## Objective:
Copy, from the entries below, each line in which the string "this" appears.
◇ ◇ ◇ ◇ ◇ ◇ ◇
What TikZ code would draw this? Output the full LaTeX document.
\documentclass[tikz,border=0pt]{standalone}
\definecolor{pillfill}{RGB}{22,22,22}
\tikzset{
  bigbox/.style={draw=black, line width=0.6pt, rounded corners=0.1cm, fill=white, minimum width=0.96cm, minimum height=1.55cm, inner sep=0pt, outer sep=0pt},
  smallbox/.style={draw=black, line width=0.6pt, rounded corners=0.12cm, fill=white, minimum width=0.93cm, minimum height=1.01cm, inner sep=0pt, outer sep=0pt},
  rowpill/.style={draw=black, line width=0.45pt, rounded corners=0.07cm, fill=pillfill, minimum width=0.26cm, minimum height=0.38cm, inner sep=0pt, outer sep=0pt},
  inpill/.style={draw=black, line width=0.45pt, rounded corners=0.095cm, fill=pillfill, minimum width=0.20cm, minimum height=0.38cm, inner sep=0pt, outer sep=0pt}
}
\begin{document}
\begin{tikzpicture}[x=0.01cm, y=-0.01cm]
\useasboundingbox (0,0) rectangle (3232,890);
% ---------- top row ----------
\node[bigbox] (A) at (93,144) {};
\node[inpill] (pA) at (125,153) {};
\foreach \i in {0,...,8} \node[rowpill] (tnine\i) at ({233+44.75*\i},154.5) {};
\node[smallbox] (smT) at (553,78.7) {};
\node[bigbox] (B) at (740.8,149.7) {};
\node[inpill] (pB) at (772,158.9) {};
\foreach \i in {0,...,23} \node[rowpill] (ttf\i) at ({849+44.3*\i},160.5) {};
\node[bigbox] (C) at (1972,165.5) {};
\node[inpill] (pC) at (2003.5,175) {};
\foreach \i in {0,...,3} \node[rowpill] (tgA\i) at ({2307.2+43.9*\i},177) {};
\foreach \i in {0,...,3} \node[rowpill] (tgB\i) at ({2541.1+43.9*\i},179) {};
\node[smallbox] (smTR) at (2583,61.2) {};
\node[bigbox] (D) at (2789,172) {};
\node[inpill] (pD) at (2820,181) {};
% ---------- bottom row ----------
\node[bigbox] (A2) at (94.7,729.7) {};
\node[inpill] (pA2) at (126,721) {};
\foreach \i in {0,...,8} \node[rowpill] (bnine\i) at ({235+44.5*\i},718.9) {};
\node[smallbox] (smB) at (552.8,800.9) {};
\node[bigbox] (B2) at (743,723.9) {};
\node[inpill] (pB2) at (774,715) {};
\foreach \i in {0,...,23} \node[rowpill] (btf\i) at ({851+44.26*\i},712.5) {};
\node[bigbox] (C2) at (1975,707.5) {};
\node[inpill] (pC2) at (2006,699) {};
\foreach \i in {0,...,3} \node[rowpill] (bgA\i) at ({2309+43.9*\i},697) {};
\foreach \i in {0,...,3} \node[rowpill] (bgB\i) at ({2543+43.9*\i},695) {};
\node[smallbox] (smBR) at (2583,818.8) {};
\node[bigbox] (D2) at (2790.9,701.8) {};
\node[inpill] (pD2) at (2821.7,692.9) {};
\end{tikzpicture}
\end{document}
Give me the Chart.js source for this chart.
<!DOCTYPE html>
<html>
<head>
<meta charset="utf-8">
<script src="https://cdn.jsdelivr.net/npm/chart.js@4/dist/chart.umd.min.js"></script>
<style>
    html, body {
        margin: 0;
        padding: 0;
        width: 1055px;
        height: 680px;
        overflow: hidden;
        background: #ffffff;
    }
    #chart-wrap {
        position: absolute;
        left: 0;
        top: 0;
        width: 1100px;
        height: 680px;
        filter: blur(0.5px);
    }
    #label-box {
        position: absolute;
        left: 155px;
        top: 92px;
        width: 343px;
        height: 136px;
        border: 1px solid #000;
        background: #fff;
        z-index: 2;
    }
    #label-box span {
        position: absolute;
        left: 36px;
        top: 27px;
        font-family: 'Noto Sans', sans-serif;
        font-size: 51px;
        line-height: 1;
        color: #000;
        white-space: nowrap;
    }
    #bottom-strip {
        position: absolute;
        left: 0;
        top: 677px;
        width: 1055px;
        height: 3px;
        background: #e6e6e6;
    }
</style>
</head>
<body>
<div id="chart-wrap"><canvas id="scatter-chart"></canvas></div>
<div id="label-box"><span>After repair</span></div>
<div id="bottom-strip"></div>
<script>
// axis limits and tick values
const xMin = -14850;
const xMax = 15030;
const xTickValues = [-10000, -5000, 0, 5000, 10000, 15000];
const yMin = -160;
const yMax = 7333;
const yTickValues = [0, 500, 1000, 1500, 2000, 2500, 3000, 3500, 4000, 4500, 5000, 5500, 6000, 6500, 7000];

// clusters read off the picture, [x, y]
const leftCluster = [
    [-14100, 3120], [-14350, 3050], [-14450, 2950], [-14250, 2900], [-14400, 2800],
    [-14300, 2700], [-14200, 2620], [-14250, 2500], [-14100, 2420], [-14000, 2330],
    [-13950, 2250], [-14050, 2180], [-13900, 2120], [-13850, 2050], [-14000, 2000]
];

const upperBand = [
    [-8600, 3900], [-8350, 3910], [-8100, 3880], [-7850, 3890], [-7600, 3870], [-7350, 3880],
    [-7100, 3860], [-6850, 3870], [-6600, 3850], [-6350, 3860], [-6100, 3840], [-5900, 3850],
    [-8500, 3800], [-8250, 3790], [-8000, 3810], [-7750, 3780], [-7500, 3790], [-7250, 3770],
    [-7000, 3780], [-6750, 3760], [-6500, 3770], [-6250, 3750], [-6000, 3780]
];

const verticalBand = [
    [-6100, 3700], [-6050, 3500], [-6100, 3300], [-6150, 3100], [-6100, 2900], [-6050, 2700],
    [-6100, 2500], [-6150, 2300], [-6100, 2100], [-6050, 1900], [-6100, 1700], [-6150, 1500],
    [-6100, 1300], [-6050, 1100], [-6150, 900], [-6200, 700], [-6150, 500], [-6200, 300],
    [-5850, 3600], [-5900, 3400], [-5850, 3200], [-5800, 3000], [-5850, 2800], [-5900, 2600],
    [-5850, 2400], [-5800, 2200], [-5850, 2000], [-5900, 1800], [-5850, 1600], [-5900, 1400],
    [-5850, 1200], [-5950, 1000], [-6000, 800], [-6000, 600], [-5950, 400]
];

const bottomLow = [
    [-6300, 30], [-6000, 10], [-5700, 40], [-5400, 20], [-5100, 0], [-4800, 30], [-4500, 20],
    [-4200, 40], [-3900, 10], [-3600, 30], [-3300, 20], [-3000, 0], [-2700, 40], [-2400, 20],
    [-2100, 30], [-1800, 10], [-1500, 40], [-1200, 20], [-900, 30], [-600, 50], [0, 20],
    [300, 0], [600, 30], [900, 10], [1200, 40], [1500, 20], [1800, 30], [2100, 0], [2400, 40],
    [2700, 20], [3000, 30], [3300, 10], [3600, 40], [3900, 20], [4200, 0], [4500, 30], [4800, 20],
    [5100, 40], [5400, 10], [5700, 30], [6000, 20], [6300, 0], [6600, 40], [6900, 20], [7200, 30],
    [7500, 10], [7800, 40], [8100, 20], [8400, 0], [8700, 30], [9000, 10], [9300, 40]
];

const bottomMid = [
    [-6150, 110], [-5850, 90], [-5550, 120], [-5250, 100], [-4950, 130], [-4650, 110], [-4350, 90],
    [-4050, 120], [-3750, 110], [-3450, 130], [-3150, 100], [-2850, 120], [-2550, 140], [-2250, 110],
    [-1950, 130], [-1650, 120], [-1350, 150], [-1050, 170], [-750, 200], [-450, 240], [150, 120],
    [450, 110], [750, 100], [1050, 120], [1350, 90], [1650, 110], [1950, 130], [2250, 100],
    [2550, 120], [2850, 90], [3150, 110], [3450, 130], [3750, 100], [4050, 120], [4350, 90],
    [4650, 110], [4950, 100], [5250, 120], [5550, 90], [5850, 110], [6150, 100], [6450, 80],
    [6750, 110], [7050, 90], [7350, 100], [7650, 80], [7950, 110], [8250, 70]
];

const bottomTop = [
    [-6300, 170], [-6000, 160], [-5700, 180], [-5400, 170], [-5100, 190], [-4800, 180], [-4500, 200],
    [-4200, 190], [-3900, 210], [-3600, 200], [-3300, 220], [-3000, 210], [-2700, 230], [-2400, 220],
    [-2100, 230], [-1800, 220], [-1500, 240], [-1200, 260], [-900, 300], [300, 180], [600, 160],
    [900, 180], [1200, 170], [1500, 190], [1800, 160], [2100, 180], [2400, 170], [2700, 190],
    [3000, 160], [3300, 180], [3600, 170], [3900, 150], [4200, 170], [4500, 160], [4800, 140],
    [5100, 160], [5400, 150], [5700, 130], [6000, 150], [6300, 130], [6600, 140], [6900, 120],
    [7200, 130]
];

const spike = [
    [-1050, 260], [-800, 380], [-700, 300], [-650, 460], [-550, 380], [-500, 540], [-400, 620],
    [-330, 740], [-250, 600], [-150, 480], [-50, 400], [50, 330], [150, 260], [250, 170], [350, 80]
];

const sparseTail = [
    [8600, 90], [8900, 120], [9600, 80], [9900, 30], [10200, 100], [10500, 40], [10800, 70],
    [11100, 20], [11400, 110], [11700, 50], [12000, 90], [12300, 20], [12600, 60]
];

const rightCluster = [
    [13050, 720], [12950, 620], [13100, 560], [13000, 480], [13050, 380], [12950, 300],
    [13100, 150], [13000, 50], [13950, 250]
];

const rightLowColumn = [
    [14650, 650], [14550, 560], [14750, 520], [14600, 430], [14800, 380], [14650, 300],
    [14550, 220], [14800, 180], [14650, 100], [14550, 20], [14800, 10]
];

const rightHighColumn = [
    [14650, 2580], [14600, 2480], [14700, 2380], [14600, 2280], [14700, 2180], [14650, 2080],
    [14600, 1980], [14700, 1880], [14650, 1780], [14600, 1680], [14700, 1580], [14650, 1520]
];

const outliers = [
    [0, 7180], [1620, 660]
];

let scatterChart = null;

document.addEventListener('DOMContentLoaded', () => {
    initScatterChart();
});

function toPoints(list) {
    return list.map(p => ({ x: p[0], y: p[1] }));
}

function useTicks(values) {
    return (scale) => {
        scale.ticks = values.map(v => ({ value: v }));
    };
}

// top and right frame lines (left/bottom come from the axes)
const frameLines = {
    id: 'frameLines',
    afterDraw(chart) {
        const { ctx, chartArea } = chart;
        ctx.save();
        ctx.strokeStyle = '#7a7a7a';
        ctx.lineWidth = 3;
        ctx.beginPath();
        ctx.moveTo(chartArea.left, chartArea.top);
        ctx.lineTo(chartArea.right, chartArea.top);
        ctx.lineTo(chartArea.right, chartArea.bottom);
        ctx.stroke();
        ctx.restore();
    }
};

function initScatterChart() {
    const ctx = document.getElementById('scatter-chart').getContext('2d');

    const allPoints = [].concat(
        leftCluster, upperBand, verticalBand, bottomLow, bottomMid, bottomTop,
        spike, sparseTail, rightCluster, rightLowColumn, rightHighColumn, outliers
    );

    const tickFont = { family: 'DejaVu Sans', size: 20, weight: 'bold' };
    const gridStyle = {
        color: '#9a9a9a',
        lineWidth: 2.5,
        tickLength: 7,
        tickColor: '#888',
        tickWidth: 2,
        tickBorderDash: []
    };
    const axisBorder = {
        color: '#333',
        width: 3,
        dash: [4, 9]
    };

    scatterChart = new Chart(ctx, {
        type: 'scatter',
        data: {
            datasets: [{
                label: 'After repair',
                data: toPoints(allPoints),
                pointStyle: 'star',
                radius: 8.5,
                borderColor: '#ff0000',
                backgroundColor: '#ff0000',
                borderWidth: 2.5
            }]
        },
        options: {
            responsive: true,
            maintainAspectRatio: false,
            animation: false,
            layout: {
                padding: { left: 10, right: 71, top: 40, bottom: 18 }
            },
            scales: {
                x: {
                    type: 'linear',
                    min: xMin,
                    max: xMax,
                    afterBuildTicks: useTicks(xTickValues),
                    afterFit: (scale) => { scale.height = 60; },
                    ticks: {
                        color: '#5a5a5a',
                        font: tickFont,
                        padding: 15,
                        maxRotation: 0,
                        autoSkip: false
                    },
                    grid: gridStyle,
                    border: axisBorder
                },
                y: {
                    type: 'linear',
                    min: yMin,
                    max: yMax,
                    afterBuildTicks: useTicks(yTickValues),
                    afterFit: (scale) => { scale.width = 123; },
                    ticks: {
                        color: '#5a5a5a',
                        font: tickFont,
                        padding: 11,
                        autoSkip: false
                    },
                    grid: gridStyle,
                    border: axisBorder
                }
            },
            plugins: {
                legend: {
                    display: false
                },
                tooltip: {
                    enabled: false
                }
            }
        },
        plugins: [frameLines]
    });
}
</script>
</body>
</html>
◇ ◇ ◇ ◇ ◇ ◇ ◇
## Reply:
What TikZ code would draw this? Output the full LaTeX document.
Give me the Chart.js source for this chart.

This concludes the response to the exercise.